## Instructions for the task
Repeat only the lines below that run from the line with "Reproduce this diagram with TikZ." to the line with "(h4) at (914,30)", ends included; skip every picture.

┏━━

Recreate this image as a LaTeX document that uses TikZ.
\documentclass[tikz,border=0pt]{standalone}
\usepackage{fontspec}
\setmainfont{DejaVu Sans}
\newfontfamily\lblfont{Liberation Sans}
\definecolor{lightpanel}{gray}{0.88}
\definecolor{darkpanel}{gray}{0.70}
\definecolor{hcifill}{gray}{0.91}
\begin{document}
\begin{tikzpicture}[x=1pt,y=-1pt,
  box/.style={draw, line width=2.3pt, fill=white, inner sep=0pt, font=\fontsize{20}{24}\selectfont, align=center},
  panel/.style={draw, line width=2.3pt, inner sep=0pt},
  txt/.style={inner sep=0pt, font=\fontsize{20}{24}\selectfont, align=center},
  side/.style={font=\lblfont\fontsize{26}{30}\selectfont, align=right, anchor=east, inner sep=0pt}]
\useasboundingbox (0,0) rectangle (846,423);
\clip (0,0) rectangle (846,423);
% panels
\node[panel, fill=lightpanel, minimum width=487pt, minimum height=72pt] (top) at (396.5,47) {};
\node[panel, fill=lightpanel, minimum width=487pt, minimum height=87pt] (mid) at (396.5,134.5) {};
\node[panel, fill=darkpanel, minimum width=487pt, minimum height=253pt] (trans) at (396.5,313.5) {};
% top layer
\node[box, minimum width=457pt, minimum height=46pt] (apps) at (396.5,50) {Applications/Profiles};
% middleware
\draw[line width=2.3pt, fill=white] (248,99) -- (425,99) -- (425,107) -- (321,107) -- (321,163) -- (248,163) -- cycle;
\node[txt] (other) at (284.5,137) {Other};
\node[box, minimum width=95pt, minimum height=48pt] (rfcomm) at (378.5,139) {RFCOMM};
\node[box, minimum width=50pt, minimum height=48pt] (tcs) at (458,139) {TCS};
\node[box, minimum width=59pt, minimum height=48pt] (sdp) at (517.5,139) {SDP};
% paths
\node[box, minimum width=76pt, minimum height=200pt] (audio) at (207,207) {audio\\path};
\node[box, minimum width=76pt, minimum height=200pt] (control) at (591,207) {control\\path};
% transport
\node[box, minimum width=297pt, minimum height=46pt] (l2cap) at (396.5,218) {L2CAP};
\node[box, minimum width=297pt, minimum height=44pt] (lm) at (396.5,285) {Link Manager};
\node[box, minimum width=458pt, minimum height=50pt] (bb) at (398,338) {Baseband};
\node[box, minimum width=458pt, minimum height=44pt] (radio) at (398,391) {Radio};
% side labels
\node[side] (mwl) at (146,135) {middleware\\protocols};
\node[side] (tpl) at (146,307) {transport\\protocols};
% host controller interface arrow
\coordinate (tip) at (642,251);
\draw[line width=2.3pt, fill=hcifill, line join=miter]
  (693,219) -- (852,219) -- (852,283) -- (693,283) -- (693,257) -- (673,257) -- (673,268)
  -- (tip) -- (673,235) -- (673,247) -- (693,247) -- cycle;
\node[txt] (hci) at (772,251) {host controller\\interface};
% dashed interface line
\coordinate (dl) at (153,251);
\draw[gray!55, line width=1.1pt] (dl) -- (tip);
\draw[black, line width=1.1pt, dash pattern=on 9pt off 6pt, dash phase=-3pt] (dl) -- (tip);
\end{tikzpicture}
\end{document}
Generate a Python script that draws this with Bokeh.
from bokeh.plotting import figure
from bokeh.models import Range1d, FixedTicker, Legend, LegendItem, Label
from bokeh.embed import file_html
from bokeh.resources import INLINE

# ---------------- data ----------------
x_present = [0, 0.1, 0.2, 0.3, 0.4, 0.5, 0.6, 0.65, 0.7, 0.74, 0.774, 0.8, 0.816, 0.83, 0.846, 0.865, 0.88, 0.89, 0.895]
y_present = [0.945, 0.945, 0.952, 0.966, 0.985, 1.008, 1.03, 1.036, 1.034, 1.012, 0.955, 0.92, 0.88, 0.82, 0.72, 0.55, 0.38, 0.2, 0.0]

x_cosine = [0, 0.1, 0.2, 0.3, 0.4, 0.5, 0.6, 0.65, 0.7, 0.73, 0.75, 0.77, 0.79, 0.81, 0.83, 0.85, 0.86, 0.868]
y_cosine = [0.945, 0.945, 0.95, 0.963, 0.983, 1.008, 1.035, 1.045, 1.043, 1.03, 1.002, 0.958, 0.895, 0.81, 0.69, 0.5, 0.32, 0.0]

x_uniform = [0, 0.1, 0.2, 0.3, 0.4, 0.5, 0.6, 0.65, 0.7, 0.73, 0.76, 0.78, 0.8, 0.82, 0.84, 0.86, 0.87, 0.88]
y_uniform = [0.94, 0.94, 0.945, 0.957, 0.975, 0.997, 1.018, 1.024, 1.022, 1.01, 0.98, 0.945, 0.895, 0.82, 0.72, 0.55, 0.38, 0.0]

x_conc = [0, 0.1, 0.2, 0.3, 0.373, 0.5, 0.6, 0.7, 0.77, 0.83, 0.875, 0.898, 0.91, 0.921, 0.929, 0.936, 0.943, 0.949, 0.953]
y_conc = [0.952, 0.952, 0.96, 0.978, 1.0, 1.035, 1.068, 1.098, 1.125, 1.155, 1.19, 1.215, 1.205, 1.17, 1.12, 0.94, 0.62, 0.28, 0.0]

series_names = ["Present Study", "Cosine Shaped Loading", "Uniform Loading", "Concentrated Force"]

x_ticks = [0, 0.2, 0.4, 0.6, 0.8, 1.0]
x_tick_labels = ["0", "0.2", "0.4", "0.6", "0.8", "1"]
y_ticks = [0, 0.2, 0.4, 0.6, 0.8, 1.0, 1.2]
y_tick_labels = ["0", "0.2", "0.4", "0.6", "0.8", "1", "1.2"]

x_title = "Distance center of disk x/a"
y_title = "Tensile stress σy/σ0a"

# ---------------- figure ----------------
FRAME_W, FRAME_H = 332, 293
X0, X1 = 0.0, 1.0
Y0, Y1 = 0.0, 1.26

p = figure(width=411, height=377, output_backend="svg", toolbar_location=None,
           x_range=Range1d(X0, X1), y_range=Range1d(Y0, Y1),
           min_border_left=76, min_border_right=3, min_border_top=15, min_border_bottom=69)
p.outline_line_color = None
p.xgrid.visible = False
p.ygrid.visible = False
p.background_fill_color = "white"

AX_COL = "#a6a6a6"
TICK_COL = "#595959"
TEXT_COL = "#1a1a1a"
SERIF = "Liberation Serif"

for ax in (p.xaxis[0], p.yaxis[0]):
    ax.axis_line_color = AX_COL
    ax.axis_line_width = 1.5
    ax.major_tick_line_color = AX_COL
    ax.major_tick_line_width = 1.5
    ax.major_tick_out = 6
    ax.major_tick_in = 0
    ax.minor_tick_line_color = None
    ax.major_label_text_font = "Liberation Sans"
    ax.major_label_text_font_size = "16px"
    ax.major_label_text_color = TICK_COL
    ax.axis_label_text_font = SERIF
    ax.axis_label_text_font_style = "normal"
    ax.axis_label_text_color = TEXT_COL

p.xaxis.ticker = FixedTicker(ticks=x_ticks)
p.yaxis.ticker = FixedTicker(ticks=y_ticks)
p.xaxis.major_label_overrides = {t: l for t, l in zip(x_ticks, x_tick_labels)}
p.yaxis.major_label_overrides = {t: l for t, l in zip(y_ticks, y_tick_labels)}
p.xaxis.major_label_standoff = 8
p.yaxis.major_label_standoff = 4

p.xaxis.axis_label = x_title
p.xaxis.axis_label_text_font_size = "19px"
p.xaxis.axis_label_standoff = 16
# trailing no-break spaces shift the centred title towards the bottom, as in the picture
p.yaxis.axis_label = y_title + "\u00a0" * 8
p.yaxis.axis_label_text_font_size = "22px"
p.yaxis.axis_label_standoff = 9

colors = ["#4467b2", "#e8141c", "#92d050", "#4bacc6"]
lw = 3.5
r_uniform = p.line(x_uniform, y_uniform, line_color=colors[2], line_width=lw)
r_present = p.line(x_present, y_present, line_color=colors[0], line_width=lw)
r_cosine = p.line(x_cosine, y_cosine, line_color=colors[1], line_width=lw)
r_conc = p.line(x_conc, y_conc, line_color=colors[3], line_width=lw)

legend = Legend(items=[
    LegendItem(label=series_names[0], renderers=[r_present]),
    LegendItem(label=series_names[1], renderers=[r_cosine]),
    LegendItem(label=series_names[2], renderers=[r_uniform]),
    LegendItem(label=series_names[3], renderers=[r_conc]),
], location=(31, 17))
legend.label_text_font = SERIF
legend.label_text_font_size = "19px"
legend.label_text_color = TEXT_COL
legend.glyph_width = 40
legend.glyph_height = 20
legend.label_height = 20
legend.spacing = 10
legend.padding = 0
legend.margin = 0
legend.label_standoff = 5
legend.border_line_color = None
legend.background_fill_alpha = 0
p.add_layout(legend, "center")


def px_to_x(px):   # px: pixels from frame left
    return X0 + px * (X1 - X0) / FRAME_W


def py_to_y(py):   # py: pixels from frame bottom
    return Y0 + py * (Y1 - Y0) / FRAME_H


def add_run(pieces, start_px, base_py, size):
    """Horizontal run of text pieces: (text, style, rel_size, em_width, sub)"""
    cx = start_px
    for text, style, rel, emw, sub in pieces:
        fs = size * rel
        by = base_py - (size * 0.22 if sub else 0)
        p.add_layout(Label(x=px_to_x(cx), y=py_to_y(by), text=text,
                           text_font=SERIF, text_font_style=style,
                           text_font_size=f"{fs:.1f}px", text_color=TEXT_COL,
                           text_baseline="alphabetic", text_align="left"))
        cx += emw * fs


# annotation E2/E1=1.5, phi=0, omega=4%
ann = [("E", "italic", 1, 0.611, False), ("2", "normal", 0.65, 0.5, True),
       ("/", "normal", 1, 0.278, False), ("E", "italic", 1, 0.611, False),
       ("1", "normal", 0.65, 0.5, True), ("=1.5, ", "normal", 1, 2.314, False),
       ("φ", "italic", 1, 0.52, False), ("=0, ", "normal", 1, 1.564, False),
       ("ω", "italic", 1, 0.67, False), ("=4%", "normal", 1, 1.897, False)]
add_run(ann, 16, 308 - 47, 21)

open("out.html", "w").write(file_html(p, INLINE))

┗━━
┏━━

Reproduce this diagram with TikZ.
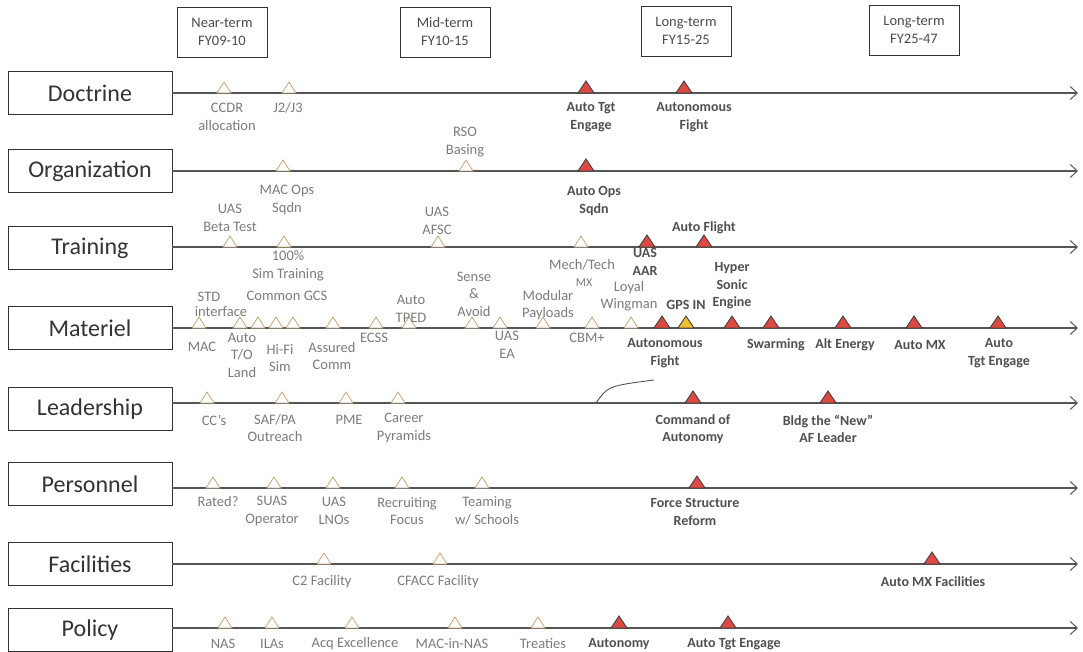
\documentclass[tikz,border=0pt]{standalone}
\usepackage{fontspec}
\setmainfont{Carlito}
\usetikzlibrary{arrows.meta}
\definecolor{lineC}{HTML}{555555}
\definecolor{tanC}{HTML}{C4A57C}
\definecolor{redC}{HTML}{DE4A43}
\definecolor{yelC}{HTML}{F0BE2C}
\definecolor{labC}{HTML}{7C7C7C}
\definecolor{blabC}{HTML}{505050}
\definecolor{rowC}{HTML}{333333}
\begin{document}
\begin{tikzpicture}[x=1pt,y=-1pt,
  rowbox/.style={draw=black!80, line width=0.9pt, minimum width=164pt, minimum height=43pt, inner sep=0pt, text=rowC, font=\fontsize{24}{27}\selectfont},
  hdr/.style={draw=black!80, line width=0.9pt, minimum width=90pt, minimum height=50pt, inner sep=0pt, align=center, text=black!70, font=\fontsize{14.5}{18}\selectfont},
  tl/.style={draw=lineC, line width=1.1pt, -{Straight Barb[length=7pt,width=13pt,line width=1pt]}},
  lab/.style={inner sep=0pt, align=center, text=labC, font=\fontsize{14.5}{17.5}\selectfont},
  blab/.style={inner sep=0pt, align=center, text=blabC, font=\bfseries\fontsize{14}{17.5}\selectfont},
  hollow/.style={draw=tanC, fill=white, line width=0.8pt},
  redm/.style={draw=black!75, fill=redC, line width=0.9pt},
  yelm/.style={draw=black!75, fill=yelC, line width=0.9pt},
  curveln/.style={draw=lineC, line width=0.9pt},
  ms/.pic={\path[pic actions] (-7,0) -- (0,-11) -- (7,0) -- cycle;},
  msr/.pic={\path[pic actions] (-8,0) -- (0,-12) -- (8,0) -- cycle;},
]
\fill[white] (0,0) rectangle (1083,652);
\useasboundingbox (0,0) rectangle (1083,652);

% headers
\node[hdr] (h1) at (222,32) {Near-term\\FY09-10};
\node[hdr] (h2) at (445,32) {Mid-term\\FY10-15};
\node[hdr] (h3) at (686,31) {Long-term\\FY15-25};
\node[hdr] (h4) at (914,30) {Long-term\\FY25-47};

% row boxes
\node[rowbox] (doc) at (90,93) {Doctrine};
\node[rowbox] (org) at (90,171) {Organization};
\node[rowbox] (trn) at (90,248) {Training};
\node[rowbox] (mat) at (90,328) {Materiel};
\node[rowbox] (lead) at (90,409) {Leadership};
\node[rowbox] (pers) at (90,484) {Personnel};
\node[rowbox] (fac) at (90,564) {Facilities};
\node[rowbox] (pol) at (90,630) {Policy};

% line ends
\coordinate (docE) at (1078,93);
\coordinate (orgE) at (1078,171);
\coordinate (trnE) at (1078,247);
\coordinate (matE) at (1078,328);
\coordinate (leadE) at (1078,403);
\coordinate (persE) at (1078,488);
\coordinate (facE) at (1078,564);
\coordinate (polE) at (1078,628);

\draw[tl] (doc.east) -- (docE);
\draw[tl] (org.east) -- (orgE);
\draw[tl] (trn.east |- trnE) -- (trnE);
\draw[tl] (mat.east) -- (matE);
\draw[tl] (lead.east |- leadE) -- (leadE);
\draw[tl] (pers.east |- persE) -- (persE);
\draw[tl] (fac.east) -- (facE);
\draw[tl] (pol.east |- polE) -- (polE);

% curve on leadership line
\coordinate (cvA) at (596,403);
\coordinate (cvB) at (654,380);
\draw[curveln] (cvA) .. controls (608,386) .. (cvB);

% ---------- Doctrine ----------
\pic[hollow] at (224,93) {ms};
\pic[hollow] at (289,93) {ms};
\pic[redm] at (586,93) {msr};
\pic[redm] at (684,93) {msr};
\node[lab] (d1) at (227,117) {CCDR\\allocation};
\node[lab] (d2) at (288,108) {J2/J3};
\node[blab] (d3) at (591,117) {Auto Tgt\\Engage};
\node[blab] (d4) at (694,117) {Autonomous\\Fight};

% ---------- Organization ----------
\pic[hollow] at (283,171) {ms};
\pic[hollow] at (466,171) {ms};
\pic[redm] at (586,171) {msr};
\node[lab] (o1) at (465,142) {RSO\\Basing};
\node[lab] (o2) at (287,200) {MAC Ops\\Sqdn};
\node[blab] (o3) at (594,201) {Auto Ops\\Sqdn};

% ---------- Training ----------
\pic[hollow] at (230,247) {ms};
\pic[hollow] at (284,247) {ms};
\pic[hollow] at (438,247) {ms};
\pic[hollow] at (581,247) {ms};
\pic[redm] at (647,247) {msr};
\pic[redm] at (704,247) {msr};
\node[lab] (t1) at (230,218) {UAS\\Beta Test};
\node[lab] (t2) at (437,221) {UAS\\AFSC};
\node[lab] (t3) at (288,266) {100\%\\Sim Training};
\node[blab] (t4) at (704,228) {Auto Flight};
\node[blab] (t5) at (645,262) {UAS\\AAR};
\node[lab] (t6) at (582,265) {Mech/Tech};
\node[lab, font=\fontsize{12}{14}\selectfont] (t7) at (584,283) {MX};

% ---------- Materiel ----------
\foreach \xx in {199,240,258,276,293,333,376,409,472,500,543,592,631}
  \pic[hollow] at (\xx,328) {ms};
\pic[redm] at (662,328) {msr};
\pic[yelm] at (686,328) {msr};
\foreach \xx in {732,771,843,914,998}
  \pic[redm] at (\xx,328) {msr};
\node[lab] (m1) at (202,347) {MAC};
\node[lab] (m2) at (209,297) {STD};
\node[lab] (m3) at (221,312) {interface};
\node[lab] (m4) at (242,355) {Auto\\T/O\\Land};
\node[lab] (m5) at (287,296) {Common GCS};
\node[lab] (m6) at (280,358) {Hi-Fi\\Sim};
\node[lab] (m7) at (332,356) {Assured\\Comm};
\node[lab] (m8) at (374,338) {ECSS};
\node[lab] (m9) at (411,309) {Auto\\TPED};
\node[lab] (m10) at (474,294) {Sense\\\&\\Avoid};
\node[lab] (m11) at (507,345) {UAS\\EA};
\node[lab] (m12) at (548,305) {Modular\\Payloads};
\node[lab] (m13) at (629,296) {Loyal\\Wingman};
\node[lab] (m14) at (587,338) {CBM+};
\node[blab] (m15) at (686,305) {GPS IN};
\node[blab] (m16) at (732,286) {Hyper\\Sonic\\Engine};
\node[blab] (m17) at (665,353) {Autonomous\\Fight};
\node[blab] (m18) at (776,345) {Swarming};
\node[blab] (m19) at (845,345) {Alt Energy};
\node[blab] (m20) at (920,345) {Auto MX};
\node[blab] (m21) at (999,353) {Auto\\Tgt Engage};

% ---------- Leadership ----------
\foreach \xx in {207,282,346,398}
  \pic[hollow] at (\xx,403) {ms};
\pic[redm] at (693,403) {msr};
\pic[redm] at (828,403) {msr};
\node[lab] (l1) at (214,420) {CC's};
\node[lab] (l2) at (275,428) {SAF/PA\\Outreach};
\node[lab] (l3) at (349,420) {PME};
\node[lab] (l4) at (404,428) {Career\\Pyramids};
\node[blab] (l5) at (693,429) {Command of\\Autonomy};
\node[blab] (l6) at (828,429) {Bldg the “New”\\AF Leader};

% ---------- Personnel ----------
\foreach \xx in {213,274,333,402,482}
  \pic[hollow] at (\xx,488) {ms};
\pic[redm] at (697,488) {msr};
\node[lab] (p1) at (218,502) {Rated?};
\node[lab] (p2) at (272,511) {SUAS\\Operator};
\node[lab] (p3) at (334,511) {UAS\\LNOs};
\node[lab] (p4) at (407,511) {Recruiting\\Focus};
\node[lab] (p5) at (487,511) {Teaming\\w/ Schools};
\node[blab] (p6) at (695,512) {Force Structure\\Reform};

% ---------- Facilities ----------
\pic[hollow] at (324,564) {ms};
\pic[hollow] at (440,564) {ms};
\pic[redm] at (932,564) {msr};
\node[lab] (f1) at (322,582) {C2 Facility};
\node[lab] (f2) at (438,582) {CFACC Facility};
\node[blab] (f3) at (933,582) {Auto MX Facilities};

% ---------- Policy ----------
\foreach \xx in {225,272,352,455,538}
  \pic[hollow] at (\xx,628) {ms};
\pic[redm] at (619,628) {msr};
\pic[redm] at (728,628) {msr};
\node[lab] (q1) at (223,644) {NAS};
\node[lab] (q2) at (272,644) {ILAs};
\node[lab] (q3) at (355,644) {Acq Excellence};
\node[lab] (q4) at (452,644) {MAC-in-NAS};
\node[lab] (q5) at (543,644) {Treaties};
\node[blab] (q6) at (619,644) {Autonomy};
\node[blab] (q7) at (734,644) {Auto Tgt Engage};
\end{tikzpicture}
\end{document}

┗━━

## Exercise solution
Reproduce this diagram with TikZ.
\documentclass[tikz,border=0pt]{standalone}
\usepackage{fontspec}
\setmainfont{Carlito}
\usetikzlibrary{arrows.meta}
\definecolor{lineC}{HTML}{555555}
\definecolor{tanC}{HTML}{C4A57C}
\definecolor{redC}{HTML}{DE4A43}
\definecolor{yelC}{HTML}{F0BE2C}
\definecolor{labC}{HTML}{7C7C7C}
\definecolor{blabC}{HTML}{505050}
\definecolor{rowC}{HTML}{333333}
\begin{document}
\begin{tikzpicture}[x=1pt,y=-1pt,
  rowbox/.style={draw=black!80, line width=0.9pt, minimum width=164pt, minimum height=43pt, inner sep=0pt, text=rowC, font=\fontsize{24}{27}\selectfont},
  hdr/.style={draw=black!80, line width=0.9pt, minimum width=90pt, minimum height=50pt, inner sep=0pt, align=center, text=black!70, font=\fontsize{14.5}{18}\selectfont},
  tl/.style={draw=lineC, line width=1.1pt, -{Straight Barb[length=7pt,width=13pt,line width=1pt]}},
  lab/.style={inner sep=0pt, align=center, text=labC, font=\fontsize{14.5}{17.5}\selectfont},
  blab/.style={inner sep=0pt, align=center, text=blabC, font=\bfseries\fontsize{14}{17.5}\selectfont},
  hollow/.style={draw=tanC, fill=white, line width=0.8pt},
  redm/.style={draw=black!75, fill=redC, line width=0.9pt},
  yelm/.style={draw=black!75, fill=yelC, line width=0.9pt},
  curveln/.style={draw=lineC, line width=0.9pt},
  ms/.pic={\path[pic actions] (-7,0) -- (0,-11) -- (7,0) -- cycle;},
  msr/.pic={\path[pic actions] (-8,0) -- (0,-12) -- (8,0) -- cycle;},
]
\fill[white] (0,0) rectangle (1083,652);
\useasboundingbox (0,0) rectangle (1083,652);

% headers
\node[hdr] (h1) at (222,32) {Near-term\\FY09-10};
\node[hdr] (h2) at (445,32) {Mid-term\\FY10-15};
\node[hdr] (h3) at (686,31) {Long-term\\FY15-25};
\node[hdr] (h4) at (914,30) {Long-term\\FY25-47};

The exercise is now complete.